━━ Collected material
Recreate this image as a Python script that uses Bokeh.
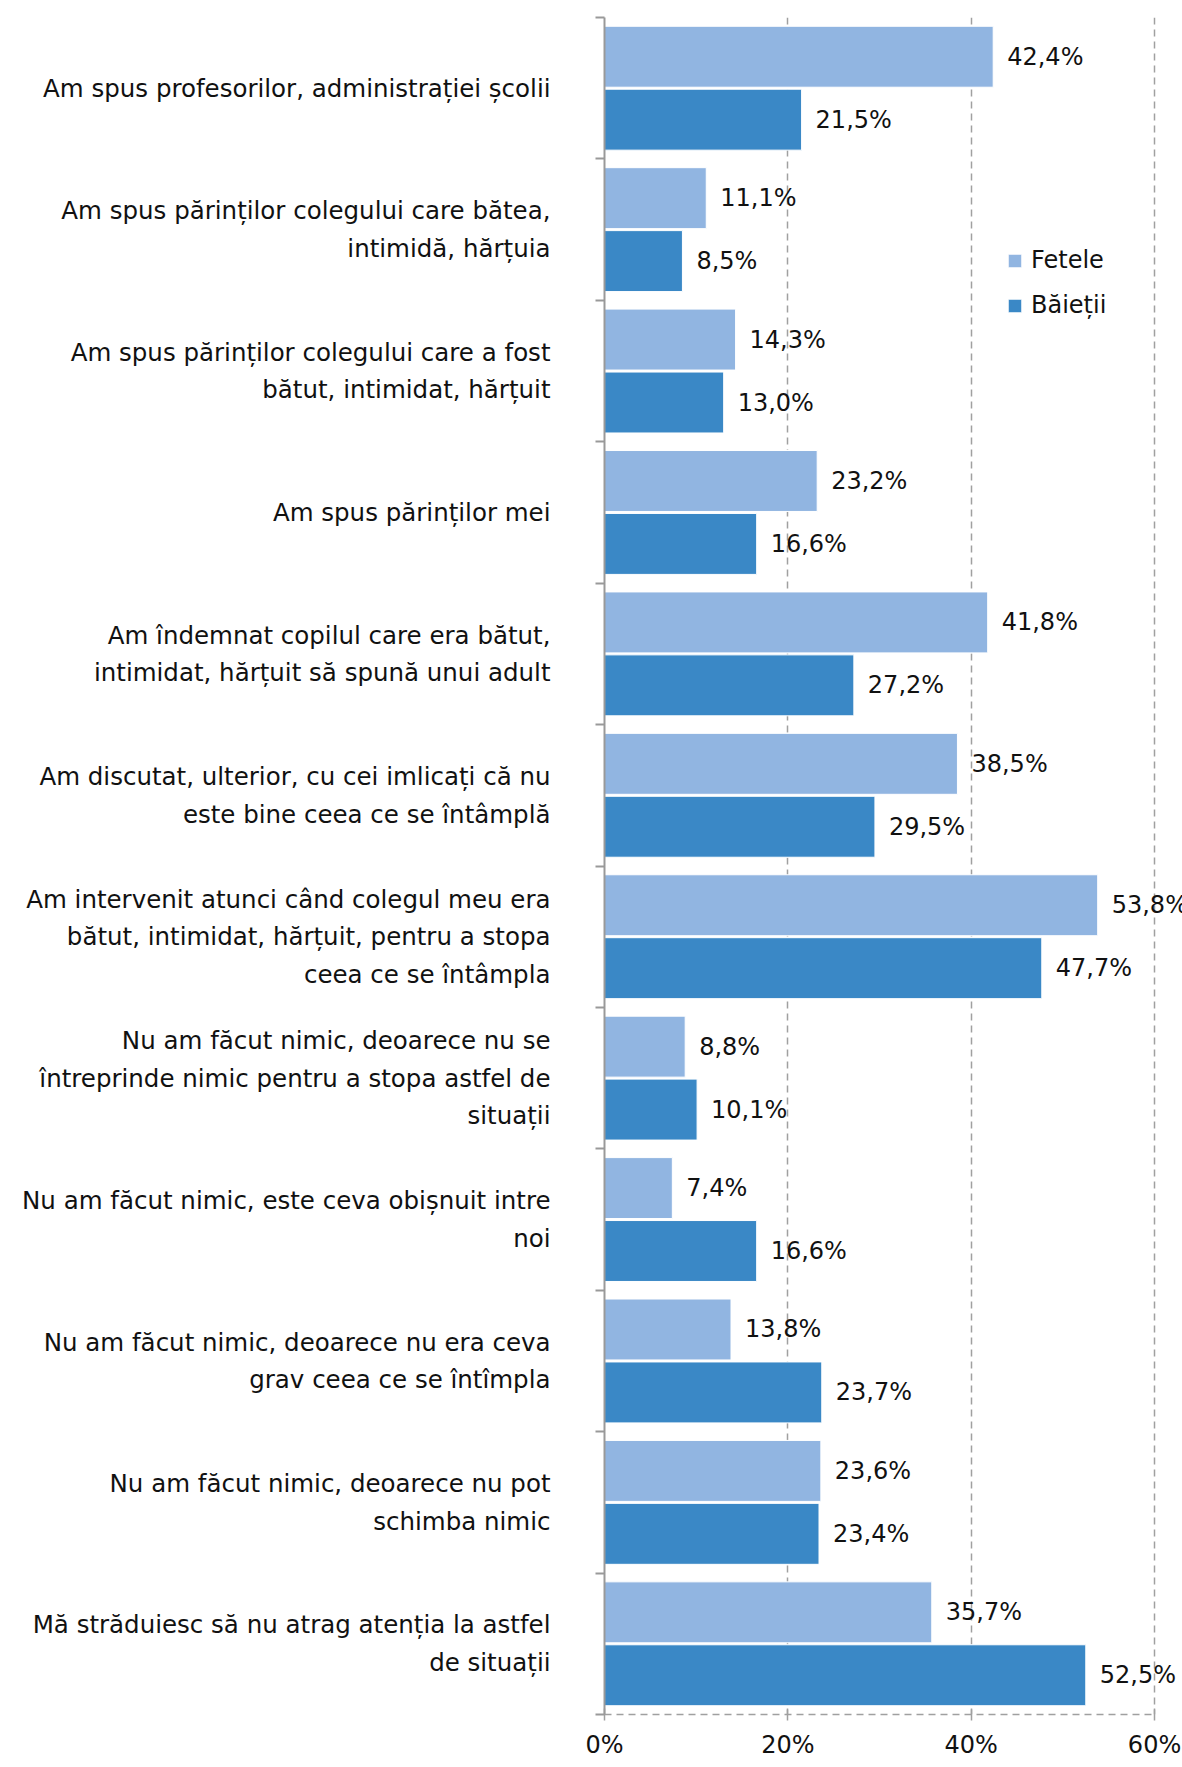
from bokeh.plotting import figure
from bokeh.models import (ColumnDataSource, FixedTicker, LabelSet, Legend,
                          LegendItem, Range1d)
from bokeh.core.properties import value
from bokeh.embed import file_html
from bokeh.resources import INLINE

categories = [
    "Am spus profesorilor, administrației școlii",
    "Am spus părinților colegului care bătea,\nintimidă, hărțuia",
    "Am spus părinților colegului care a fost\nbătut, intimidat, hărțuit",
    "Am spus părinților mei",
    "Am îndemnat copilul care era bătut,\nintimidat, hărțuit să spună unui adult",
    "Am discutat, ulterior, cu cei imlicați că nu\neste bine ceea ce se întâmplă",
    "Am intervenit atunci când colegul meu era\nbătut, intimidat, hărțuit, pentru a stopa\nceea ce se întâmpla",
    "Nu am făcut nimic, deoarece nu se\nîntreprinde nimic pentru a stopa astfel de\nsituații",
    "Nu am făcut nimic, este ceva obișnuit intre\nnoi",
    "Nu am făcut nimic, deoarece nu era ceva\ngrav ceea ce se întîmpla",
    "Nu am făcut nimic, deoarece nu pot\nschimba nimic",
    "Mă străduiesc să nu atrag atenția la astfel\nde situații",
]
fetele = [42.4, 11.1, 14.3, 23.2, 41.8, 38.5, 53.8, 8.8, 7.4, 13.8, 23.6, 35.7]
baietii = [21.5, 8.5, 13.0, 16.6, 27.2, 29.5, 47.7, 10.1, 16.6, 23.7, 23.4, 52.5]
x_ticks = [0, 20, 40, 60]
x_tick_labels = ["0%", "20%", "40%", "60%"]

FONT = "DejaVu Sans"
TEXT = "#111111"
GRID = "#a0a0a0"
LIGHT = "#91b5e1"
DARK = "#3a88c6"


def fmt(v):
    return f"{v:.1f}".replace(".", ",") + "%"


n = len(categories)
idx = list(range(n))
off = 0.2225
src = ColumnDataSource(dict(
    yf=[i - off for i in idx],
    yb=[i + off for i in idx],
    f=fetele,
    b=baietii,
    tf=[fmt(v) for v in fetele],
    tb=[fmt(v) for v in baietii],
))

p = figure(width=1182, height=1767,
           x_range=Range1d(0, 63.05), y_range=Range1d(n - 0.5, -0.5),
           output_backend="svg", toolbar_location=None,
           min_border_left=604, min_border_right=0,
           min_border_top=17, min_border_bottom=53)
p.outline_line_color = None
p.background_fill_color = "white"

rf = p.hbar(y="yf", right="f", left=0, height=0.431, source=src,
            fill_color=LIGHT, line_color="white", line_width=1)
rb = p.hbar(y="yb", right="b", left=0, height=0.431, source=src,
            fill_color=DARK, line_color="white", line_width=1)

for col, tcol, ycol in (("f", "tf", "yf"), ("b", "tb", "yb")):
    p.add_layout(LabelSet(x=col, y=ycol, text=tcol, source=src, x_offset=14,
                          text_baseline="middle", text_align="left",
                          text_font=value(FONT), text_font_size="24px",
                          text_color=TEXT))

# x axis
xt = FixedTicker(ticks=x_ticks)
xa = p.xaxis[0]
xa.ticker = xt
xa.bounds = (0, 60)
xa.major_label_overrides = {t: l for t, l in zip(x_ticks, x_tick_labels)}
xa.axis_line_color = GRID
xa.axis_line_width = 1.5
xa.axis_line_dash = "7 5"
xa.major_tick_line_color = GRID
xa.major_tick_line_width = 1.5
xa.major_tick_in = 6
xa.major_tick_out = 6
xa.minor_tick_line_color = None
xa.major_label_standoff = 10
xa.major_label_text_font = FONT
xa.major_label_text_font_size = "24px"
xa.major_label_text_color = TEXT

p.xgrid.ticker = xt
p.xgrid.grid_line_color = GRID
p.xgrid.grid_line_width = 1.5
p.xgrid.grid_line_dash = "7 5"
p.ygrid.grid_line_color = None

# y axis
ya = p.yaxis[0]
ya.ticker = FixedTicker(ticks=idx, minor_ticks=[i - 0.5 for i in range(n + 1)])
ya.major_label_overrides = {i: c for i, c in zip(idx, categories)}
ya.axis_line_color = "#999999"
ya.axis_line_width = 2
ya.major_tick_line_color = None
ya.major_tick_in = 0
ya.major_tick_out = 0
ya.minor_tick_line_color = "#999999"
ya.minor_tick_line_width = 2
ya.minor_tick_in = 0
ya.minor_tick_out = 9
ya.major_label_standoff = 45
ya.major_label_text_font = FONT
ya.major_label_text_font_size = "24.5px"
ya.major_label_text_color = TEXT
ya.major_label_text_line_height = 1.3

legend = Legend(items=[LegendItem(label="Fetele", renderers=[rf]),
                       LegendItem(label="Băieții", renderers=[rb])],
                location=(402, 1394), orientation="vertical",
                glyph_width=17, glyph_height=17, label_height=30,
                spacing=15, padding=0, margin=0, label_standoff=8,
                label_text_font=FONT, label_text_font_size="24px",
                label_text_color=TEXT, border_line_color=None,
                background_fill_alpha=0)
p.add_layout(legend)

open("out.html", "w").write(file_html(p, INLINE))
━━━━
→ **Stated problem**
Restate the whole listing above exactly, except for its images.

→ **Full response**
Recreate this image as a Python script that uses Bokeh.
from bokeh.plotting import figure
from bokeh.models import (ColumnDataSource, FixedTicker, LabelSet, Legend,
                          LegendItem, Range1d)
from bokeh.core.properties import value
from bokeh.embed import file_html
from bokeh.resources import INLINE

categories = [
    "Am spus profesorilor, administrației școlii",
    "Am spus părinților colegului care bătea,\nintimidă, hărțuia",
    "Am spus părinților colegului care a fost\nbătut, intimidat, hărțuit",
    "Am spus părinților mei",
    "Am îndemnat copilul care era bătut,\nintimidat, hărțuit să spună unui adult",
    "Am discutat, ulterior, cu cei imlicați că nu\neste bine ceea ce se întâmplă",
    "Am intervenit atunci când colegul meu era\nbătut, intimidat, hărțuit, pentru a stopa\nceea ce se întâmpla",
    "Nu am făcut nimic, deoarece nu se\nîntreprinde nimic pentru a stopa astfel de\nsituații",
    "Nu am făcut nimic, este ceva obișnuit intre\nnoi",
    "Nu am făcut nimic, deoarece nu era ceva\ngrav ceea ce se întîmpla",
    "Nu am făcut nimic, deoarece nu pot\nschimba nimic",
    "Mă străduiesc să nu atrag atenția la astfel\nde situații",
]
fetele = [42.4, 11.1, 14.3, 23.2, 41.8, 38.5, 53.8, 8.8, 7.4, 13.8, 23.6, 35.7]
baietii = [21.5, 8.5, 13.0, 16.6, 27.2, 29.5, 47.7, 10.1, 16.6, 23.7, 23.4, 52.5]
x_ticks = [0, 20, 40, 60]
x_tick_labels = ["0%", "20%", "40%", "60%"]

FONT = "DejaVu Sans"
TEXT = "#111111"
GRID = "#a0a0a0"
LIGHT = "#91b5e1"
DARK = "#3a88c6"


def fmt(v):
    return f"{v:.1f}".replace(".", ",") + "%"


n = len(categories)
idx = list(range(n))
off = 0.2225
src = ColumnDataSource(dict(
    yf=[i - off for i in idx],
    yb=[i + off for i in idx],
    f=fetele,
    b=baietii,
    tf=[fmt(v) for v in fetele],
    tb=[fmt(v) for v in baietii],
))

p = figure(width=1182, height=1767,
           x_range=Range1d(0, 63.05), y_range=Range1d(n - 0.5, -0.5),
           output_backend="svg", toolbar_location=None,
           min_border_left=604, min_border_right=0,
           min_border_top=17, min_border_bottom=53)
p.outline_line_color = None
p.background_fill_color = "white"

rf = p.hbar(y="yf", right="f", left=0, height=0.431, source=src,
            fill_color=LIGHT, line_color="white", line_width=1)
rb = p.hbar(y="yb", right="b", left=0, height=0.431, source=src,
            fill_color=DARK, line_color="white", line_width=1)

for col, tcol, ycol in (("f", "tf", "yf"), ("b", "tb", "yb")):
    p.add_layout(LabelSet(x=col, y=ycol, text=tcol, source=src, x_offset=14,
                          text_baseline="middle", text_align="left",
                          text_font=value(FONT), text_font_size="24px",
                          text_color=TEXT))

# x axis
xt = FixedTicker(ticks=x_ticks)
xa = p.xaxis[0]
xa.ticker = xt
xa.bounds = (0, 60)
xa.major_label_overrides = {t: l for t, l in zip(x_ticks, x_tick_labels)}
xa.axis_line_color = GRID
xa.axis_line_width = 1.5
xa.axis_line_dash = "7 5"
xa.major_tick_line_color = GRID
xa.major_tick_line_width = 1.5
xa.major_tick_in = 6
xa.major_tick_out = 6
xa.minor_tick_line_color = None
xa.major_label_standoff = 10
xa.major_label_text_font = FONT
xa.major_label_text_font_size = "24px"
xa.major_label_text_color = TEXT

p.xgrid.ticker = xt
p.xgrid.grid_line_color = GRID
p.xgrid.grid_line_width = 1.5
p.xgrid.grid_line_dash = "7 5"
p.ygrid.grid_line_color = None

# y axis
ya = p.yaxis[0]
ya.ticker = FixedTicker(ticks=idx, minor_ticks=[i - 0.5 for i in range(n + 1)])
ya.major_label_overrides = {i: c for i, c in zip(idx, categories)}
ya.axis_line_color = "#999999"
ya.axis_line_width = 2
ya.major_tick_line_color = None
ya.major_tick_in = 0
ya.major_tick_out = 0
ya.minor_tick_line_color = "#999999"
ya.minor_tick_line_width = 2
ya.minor_tick_in = 0
ya.minor_tick_out = 9
ya.major_label_standoff = 45
ya.major_label_text_font = FONT
ya.major_label_text_font_size = "24.5px"
ya.major_label_text_color = TEXT
ya.major_label_text_line_height = 1.3

legend = Legend(items=[LegendItem(label="Fetele", renderers=[rf]),
                       LegendItem(label="Băieții", renderers=[rb])],
                location=(402, 1394), orientation="vertical",
                glyph_width=17, glyph_height=17, label_height=30,
                spacing=15, padding=0, margin=0, label_standoff=8,
                label_text_font=FONT, label_text_font_size="24px",
                label_text_color=TEXT, border_line_color=None,
                background_fill_alpha=0)
p.add_layout(legend)

open("out.html", "w").write(file_html(p, INLINE))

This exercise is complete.